Back to the guy who asked me what I thought about the Confederate flag, my answer was simple. It’s not the flag stupid, it’s the people waving it that are the problem. Anything can be used to symbolize hate so how does attacking a symbol change the willingness to indoctrinate other people into systems of hate? Children aren’t born racists, they learn it from their immediate environment and if no one corrects them, they will continue to live in ignorance. Hate groups are social clubs for people seeking to validate their racism through group activities like organized cross burning field trips and if you join, you might receive a complementary white hooded robe or swastika. Sometimes these groups plan other social events like White Pride Parades or, for the really serious, build segregated compounds, I mean communities for themselves. I and every other person of color in this country has known or felt the impact of racism in America. Just because you’re not wearing a sheet or burning crosses in your neighbor’s backyard doesn’t mean you aren’t perpetuating racism on some level.If you’re not sure you aren’t offending anyone, here are some signs that you might be more offensive than you think:

1. Have you ever asked anyone why their people do this or that? (Example: Why don’t Indians just become Americans like everybody else?)
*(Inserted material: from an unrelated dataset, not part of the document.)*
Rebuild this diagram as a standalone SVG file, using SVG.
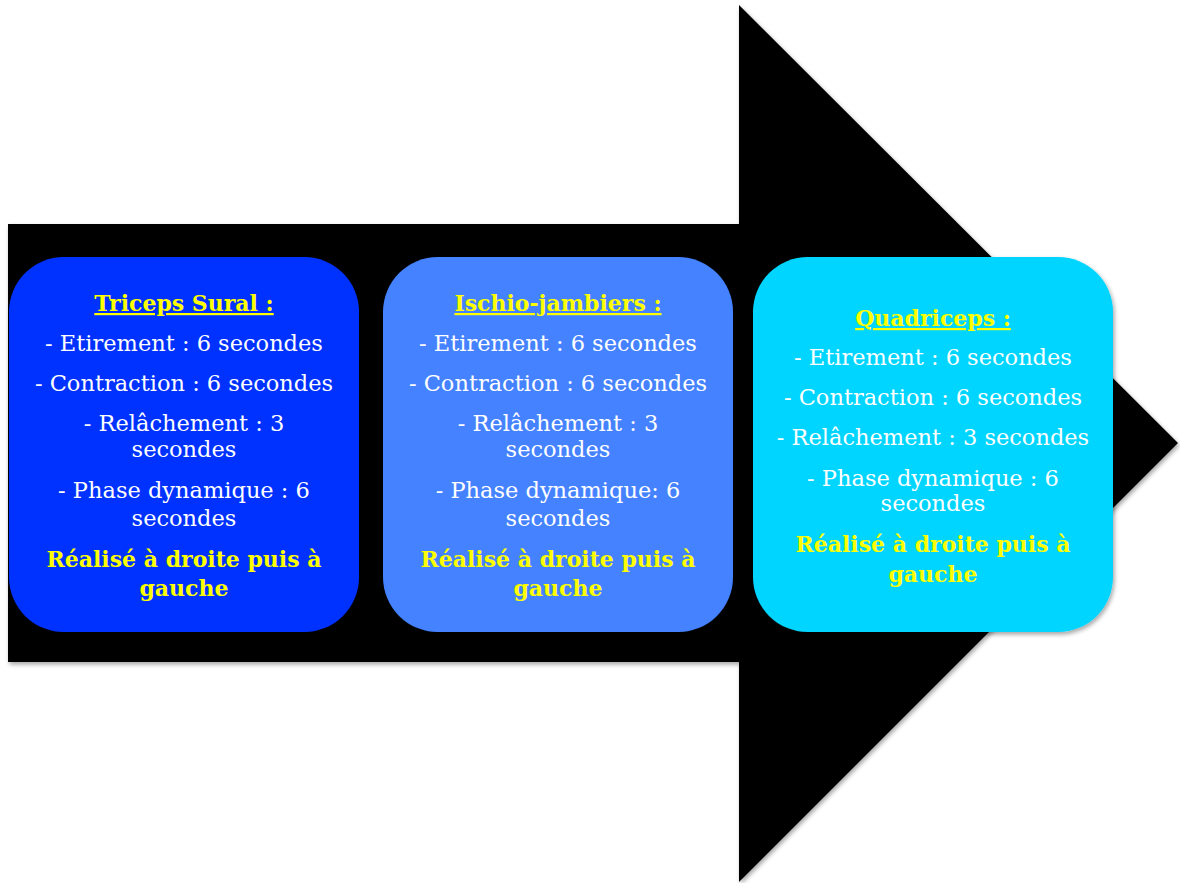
<svg xmlns="http://www.w3.org/2000/svg" width="1180" height="883" viewBox="0 0 1180 883">
<defs>
<filter id="sh" x="-5%" y="-5%" width="110%" height="110%">
<feDropShadow dx="1.5" dy="2.5" stdDeviation="2" flood-color="#000" flood-opacity="0.35"/>
</filter>
<style>
.t{font-family:"DejaVu Serif","Liberation Serif",serif;font-size:22.5px;fill:#fff;text-anchor:middle}
.h{font-family:"DejaVu Serif","Liberation Serif",serif;font-size:22px;font-weight:bold;fill:#ffff00;text-anchor:middle}
.u{text-decoration:underline}
</style>
</defs>
<rect width="1180" height="883" fill="#fff"/>
<g id="arrow">
<polygon points="8,224 739,224 739,5 1178,443 739,882 739,662 8,662" fill="#000" filter="url(#sh)"/>
</g>
<g id="node-triceps">
<rect x="9" y="257" width="350" height="375" rx="55" ry="55" fill="#0433ff" filter="url(#sh)"/>
<text class="h u" x="184" y="311">Triceps Sural :</text>
<text class="t" x="184" y="351">- Etirement : 6 secondes</text>
<text class="t" x="184" y="391">- Contraction : 6 secondes</text>
<text class="t" x="184" y="431">- Relâchement : 3</text>
<text class="t" x="184" y="457">secondes</text>
<text class="t" x="184" y="498">- Phase dynamique : 6</text>
<text class="t" x="184" y="526">secondes</text>
<text class="h" x="184" y="567">Réalisé à droite puis à</text>
<text class="h" x="184" y="596">gauche</text>
</g>
<g id="node-ischio">
<rect x="383" y="257" width="350" height="375" rx="55" ry="55" fill="#4482ff" filter="url(#sh)"/>
<text class="h u" x="558" y="311">Ischio-jambiers :</text>
<text class="t" x="558" y="351">- Etirement : 6 secondes</text>
<text class="t" x="558" y="391">- Contraction : 6 secondes</text>
<text class="t" x="558" y="431">- Relâchement : 3</text>
<text class="t" x="558" y="457">secondes</text>
<text class="t" x="558" y="498">- Phase dynamique: 6</text>
<text class="t" x="558" y="526">secondes</text>
<text class="h" x="558" y="567">Réalisé à droite puis à</text>
<text class="h" x="558" y="596">gauche</text>
</g>
<g id="node-quadriceps">
<rect x="753" y="257" width="360" height="375" rx="55" ry="55" fill="#00d5ff" filter="url(#sh)"/>
<text class="h u" x="933" y="326">Quadriceps :</text>
<text class="t" x="933" y="365">- Etirement : 6 secondes</text>
<text class="t" x="933" y="405">- Contraction : 6 secondes</text>
<text class="t" x="933" y="445">- Relâchement : 3 secondes</text>
<text class="t" x="933" y="486">- Phase dynamique : 6</text>
<text class="t" x="933" y="511">secondes</text>
<text class="h" x="933" y="552">Réalisé à droite puis à</text>
<text class="h" x="933" y="582">gauche</text>
</g>
<g id="connectors"/>
</svg>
2. Do you scoff whenever a person of color points out that something you said or did was racially inappropriate?

3. Have you ever asked a person of mixed heritage who they identify with the most?

4. You see nothing wrong with making fun of different races simply because “they’re not like us.”
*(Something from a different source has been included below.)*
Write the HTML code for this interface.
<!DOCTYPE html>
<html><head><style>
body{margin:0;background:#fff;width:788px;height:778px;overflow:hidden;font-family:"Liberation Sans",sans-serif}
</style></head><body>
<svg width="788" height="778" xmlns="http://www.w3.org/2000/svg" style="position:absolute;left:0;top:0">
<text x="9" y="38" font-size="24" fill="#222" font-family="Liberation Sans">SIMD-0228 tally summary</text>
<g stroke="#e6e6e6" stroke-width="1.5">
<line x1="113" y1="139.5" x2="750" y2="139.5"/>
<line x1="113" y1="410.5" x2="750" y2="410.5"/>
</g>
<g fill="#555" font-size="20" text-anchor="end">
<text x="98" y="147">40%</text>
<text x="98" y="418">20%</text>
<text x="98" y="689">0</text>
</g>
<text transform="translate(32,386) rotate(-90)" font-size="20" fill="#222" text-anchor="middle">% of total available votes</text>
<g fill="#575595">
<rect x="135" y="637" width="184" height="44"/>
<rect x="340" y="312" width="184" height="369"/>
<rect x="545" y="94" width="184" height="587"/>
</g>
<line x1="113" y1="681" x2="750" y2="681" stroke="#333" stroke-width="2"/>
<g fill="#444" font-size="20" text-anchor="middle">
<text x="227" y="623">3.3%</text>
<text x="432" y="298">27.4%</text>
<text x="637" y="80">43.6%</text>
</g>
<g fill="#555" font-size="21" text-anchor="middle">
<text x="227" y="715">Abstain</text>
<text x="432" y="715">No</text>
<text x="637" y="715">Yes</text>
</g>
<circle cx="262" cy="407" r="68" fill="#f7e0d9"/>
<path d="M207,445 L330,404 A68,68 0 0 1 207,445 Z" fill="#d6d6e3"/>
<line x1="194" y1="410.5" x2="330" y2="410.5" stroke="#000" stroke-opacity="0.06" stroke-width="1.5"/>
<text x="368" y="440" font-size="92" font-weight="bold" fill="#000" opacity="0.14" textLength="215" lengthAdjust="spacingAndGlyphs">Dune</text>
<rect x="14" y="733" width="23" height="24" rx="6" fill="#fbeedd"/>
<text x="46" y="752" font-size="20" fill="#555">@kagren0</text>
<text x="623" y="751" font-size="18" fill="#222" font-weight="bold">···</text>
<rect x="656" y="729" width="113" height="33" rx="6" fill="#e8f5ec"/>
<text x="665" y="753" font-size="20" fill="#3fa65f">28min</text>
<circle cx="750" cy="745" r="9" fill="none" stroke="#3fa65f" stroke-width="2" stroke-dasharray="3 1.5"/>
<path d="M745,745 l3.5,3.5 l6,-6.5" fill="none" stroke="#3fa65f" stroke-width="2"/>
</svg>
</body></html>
5. You think that because we have a black president (he’s mixed by the way), racism is no longer an issue in America.

6. You complain that your neighborhood “ain’t like it used to be” because different races have moved in.

7. You think that just because you have a non white friend, they’re ok with what you say about their race or other races.

8. You think people of color should believe and think the way you do.

9. You have a problem with brown people from other countries coming here even though you’re an immigrant yourself.

10. You justify or intellectualize your xenophobia with statements like, “Well I’m not a racist but…”

11. You tell people you’re not completely white because you have “high cheekbones” or unusually curly hair.

12. You think brown folks will accept you more if you tell them your great great grandfather or grandmother was an Indian (but won’t tell anybody you had a relative that was owned by other relatives.)

Personally, I laugh whenever people say to me “What are you?” I tell them that I am 100% sure that their assumptions will be incorrect because I am a mixed blood but the very fact that someone feels the need to ask tells me that they need to categorize who I am. If that’s the case, I let them keep guessing. Maybe someday they’ll figure out we’re all human after all.